#### SUPPLIED DATA:

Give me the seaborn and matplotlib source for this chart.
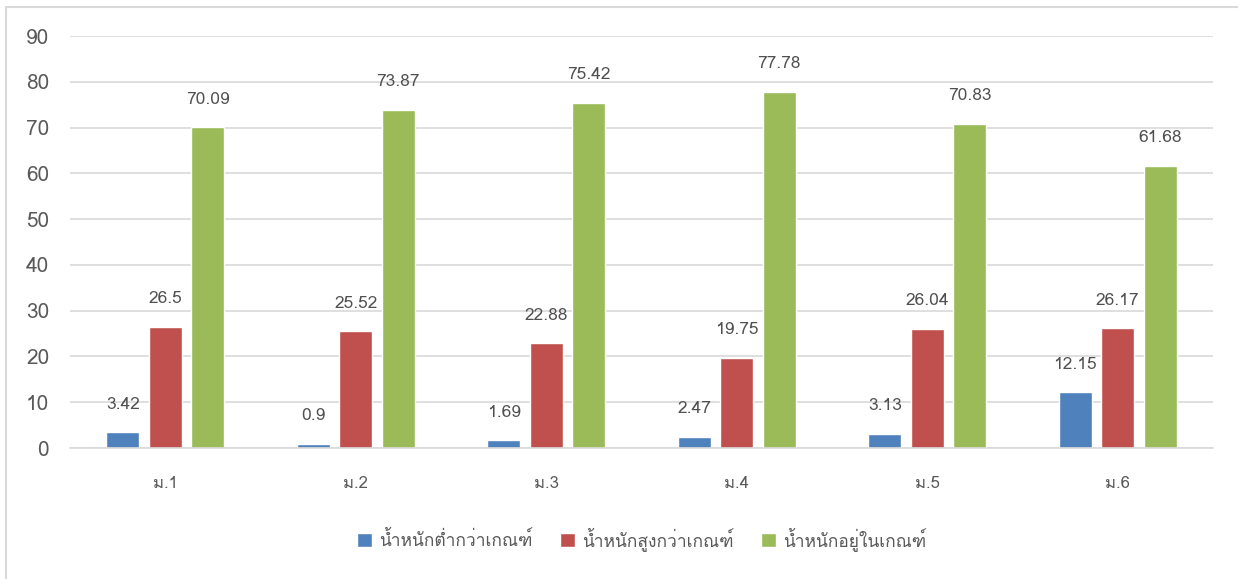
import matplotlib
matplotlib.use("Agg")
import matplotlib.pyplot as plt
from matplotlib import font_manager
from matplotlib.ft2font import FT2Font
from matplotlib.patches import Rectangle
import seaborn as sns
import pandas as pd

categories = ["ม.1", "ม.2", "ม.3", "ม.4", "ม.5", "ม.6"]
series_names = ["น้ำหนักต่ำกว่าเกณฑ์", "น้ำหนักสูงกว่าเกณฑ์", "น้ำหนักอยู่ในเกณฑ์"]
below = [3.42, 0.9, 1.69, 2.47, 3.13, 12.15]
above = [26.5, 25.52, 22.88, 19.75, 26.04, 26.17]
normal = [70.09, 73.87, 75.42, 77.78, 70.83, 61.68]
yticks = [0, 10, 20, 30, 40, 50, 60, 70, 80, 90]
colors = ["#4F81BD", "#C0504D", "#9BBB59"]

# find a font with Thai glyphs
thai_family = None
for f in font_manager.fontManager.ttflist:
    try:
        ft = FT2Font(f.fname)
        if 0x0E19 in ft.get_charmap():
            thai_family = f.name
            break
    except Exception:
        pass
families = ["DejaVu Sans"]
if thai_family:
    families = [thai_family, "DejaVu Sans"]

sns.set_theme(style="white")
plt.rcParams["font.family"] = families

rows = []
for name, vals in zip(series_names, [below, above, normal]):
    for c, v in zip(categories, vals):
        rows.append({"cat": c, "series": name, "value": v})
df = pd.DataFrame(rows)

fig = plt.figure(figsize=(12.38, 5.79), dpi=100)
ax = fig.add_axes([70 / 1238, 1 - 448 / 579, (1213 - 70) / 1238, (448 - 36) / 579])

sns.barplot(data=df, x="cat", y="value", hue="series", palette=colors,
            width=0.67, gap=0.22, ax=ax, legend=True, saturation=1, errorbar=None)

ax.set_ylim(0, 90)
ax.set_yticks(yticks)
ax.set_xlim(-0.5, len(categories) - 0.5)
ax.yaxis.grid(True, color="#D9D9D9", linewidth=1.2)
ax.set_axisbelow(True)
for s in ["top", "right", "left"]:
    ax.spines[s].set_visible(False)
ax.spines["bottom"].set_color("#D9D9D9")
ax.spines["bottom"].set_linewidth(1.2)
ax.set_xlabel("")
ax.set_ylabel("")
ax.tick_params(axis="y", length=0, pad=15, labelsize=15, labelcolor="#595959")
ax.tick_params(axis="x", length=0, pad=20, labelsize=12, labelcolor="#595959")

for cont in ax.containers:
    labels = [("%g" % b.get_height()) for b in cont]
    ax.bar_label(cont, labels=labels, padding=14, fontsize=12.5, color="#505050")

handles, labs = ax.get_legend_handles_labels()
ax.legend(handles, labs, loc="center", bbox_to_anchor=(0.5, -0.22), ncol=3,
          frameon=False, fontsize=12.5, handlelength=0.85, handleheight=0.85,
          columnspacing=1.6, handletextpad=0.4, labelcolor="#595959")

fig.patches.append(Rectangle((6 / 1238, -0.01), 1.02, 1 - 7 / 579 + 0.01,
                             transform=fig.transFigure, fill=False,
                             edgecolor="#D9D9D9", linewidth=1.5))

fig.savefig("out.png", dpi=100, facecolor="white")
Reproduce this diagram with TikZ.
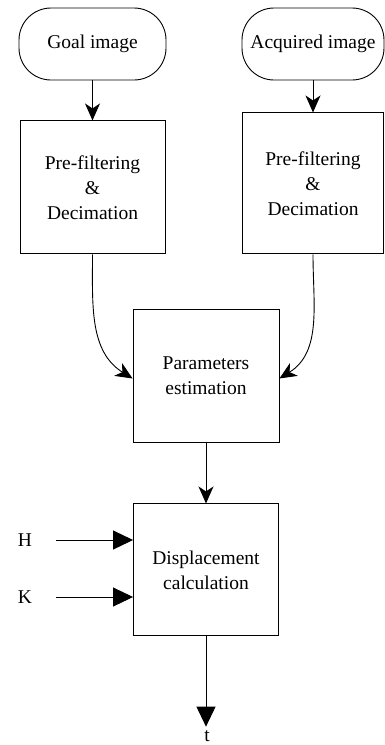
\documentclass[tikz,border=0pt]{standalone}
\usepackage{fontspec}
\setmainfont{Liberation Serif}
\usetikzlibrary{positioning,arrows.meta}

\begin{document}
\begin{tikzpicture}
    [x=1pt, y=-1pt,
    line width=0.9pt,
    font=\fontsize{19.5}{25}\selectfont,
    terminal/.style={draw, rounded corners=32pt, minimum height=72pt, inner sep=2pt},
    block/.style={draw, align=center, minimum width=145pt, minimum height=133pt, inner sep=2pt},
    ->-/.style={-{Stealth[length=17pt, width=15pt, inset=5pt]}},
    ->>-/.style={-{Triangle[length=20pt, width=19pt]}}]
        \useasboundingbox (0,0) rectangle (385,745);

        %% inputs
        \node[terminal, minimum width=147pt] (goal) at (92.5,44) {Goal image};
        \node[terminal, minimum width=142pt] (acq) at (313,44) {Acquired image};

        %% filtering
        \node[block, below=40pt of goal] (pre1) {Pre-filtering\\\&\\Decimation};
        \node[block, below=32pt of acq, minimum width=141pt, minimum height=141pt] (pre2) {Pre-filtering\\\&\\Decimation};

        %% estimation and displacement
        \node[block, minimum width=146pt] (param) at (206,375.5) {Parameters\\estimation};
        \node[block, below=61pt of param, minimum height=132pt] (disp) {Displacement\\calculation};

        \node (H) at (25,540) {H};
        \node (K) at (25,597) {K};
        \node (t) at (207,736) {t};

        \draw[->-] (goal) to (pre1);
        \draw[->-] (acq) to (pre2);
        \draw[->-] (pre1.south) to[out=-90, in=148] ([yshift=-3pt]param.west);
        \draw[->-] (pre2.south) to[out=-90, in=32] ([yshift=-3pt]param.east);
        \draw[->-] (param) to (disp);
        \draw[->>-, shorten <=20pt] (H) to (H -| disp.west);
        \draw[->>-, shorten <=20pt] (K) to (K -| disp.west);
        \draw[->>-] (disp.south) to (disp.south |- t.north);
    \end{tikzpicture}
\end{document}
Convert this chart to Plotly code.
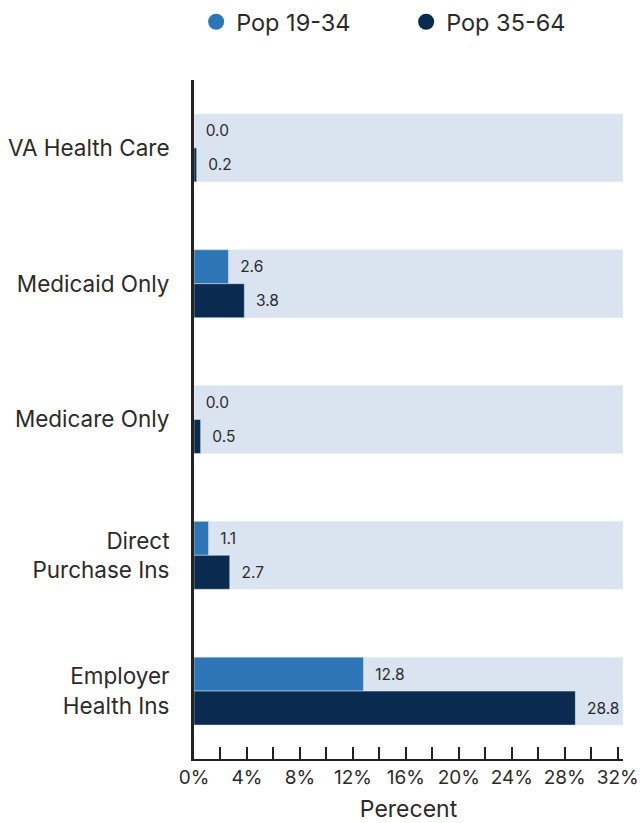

--

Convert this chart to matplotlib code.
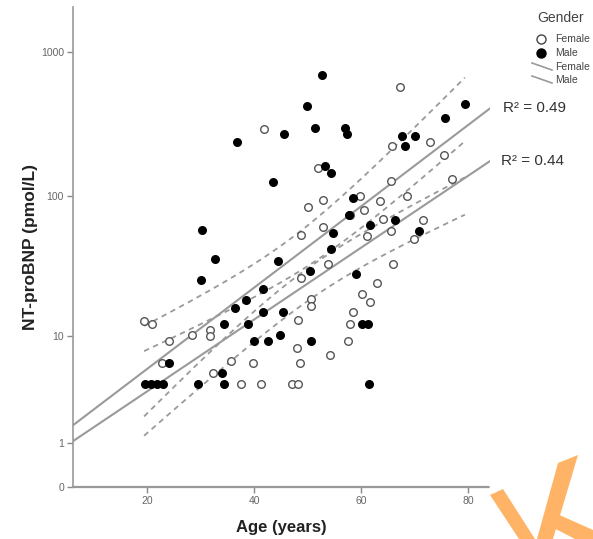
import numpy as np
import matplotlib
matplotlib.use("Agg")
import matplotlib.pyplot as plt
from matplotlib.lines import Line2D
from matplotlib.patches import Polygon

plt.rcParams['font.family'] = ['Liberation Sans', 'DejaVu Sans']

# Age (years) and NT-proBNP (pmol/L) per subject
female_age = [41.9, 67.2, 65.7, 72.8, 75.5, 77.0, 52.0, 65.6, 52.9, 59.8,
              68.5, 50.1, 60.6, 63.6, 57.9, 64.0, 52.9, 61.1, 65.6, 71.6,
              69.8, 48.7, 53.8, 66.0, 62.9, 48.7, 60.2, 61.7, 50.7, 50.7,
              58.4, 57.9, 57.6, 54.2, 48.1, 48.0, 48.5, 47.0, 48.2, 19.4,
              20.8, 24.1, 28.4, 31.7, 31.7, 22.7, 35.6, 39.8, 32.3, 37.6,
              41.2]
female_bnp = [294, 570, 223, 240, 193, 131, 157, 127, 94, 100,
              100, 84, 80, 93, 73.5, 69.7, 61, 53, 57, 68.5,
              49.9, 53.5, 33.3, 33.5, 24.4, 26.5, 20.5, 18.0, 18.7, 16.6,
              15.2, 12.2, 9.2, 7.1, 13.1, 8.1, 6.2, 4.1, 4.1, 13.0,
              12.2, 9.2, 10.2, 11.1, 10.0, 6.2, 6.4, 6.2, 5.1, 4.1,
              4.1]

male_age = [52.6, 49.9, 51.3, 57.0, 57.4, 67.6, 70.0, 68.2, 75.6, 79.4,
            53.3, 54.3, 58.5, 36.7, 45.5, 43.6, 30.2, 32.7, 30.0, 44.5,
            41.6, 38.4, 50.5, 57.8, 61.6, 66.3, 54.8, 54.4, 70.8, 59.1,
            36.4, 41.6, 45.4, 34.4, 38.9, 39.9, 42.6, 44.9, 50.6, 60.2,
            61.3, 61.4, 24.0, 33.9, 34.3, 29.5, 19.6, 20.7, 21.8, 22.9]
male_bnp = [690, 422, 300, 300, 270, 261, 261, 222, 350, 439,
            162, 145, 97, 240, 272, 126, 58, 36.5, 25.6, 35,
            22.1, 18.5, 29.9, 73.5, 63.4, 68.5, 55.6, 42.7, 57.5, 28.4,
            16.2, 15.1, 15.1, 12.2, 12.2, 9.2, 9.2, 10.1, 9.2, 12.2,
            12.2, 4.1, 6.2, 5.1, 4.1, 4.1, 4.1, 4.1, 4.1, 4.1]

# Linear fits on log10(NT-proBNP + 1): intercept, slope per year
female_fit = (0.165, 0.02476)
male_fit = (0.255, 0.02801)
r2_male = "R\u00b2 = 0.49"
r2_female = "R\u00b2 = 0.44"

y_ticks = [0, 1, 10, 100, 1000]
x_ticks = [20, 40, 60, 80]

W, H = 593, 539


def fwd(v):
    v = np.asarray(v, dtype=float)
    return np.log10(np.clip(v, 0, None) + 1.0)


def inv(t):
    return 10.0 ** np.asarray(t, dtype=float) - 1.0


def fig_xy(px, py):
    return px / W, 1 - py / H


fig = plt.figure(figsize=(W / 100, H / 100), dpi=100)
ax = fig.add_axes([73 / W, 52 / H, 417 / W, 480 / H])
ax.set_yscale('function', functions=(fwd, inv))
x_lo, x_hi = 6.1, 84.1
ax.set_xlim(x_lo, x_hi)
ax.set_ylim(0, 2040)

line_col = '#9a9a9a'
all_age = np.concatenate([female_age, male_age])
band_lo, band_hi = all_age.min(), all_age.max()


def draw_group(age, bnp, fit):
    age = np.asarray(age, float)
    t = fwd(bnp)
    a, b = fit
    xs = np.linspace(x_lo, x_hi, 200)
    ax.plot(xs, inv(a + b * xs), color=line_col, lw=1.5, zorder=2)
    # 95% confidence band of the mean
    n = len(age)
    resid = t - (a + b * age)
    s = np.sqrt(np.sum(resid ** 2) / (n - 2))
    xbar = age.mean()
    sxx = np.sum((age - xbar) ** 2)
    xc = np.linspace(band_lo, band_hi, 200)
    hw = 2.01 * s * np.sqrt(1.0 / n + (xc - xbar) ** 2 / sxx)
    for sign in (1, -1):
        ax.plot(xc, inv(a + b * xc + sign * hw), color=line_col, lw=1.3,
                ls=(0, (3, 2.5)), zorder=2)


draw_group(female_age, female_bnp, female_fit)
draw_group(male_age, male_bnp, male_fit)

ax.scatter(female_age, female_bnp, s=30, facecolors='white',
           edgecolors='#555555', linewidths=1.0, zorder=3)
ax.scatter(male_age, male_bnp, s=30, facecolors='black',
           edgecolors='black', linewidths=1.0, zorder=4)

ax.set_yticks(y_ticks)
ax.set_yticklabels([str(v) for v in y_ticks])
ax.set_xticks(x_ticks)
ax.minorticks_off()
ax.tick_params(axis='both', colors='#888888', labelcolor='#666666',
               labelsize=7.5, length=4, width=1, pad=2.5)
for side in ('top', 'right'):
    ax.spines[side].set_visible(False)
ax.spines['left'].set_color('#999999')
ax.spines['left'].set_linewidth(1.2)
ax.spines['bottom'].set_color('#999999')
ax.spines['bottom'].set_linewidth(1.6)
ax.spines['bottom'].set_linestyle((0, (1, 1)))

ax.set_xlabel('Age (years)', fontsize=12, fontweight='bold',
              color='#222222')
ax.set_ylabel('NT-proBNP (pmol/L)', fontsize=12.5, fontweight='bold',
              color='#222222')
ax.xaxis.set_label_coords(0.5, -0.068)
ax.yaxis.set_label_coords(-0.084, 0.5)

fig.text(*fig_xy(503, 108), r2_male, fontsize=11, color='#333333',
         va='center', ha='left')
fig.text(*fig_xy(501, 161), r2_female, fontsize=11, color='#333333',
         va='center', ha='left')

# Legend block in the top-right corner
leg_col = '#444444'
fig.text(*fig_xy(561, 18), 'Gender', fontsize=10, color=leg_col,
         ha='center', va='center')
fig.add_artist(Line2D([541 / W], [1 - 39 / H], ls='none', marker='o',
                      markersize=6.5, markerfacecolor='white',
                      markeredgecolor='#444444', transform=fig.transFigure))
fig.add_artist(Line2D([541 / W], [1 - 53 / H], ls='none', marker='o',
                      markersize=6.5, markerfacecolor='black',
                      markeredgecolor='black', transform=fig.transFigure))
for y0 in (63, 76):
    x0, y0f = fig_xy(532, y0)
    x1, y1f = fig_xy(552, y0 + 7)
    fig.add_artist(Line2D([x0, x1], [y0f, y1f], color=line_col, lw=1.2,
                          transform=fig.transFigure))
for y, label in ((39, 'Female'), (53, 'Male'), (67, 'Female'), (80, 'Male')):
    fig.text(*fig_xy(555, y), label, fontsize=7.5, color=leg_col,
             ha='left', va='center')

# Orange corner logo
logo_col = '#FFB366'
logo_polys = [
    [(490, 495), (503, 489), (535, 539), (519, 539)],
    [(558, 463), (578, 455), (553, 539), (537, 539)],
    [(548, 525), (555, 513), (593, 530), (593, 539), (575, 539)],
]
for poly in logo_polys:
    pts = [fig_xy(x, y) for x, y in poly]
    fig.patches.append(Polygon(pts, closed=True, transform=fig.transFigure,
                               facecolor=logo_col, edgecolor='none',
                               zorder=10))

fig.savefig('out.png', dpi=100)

#### STATED GOAL:
Looking above, find the stretch of lines that opens with the one holding "Reproduce this diagram with TikZ." and closes with the one holding "Convert this chart to Plotly code.". Copy it exactly, pictures excluded.

#### FULL RESPONSE:
Reproduce this diagram with TikZ.
\documentclass[tikz,border=0pt]{standalone}
\usepackage{fontspec}
\setmainfont{Liberation Serif}
\usetikzlibrary{positioning,arrows.meta}

\begin{document}
\begin{tikzpicture}
    [x=1pt, y=-1pt,
    line width=0.9pt,
    font=\fontsize{19.5}{25}\selectfont,
    terminal/.style={draw, rounded corners=32pt, minimum height=72pt, inner sep=2pt},
    block/.style={draw, align=center, minimum width=145pt, minimum height=133pt, inner sep=2pt},
    ->-/.style={-{Stealth[length=17pt, width=15pt, inset=5pt]}},
    ->>-/.style={-{Triangle[length=20pt, width=19pt]}}]
        \useasboundingbox (0,0) rectangle (385,745);

        %% inputs
        \node[terminal, minimum width=147pt] (goal) at (92.5,44) {Goal image};
        \node[terminal, minimum width=142pt] (acq) at (313,44) {Acquired image};

        %% filtering
        \node[block, below=40pt of goal] (pre1) {Pre-filtering\\\&\\Decimation};
        \node[block, below=32pt of acq, minimum width=141pt, minimum height=141pt] (pre2) {Pre-filtering\\\&\\Decimation};

        %% estimation and displacement
        \node[block, minimum width=146pt] (param) at (206,375.5) {Parameters\\estimation};
        \node[block, below=61pt of param, minimum height=132pt] (disp) {Displacement\\calculation};

        \node (H) at (25,540) {H};
        \node (K) at (25,597) {K};
        \node (t) at (207,736) {t};

        \draw[->-] (goal) to (pre1);
        \draw[->-] (acq) to (pre2);
        \draw[->-] (pre1.south) to[out=-90, in=148] ([yshift=-3pt]param.west);
        \draw[->-] (pre2.south) to[out=-90, in=32] ([yshift=-3pt]param.east);
        \draw[->-] (param) to (disp);
        \draw[->>-, shorten <=20pt] (H) to (H -| disp.west);
        \draw[->>-, shorten <=20pt] (K) to (K -| disp.west);
        \draw[->>-] (disp.south) to (disp.south |- t.north);
    \end{tikzpicture}
\end{document}
Convert this chart to Plotly code.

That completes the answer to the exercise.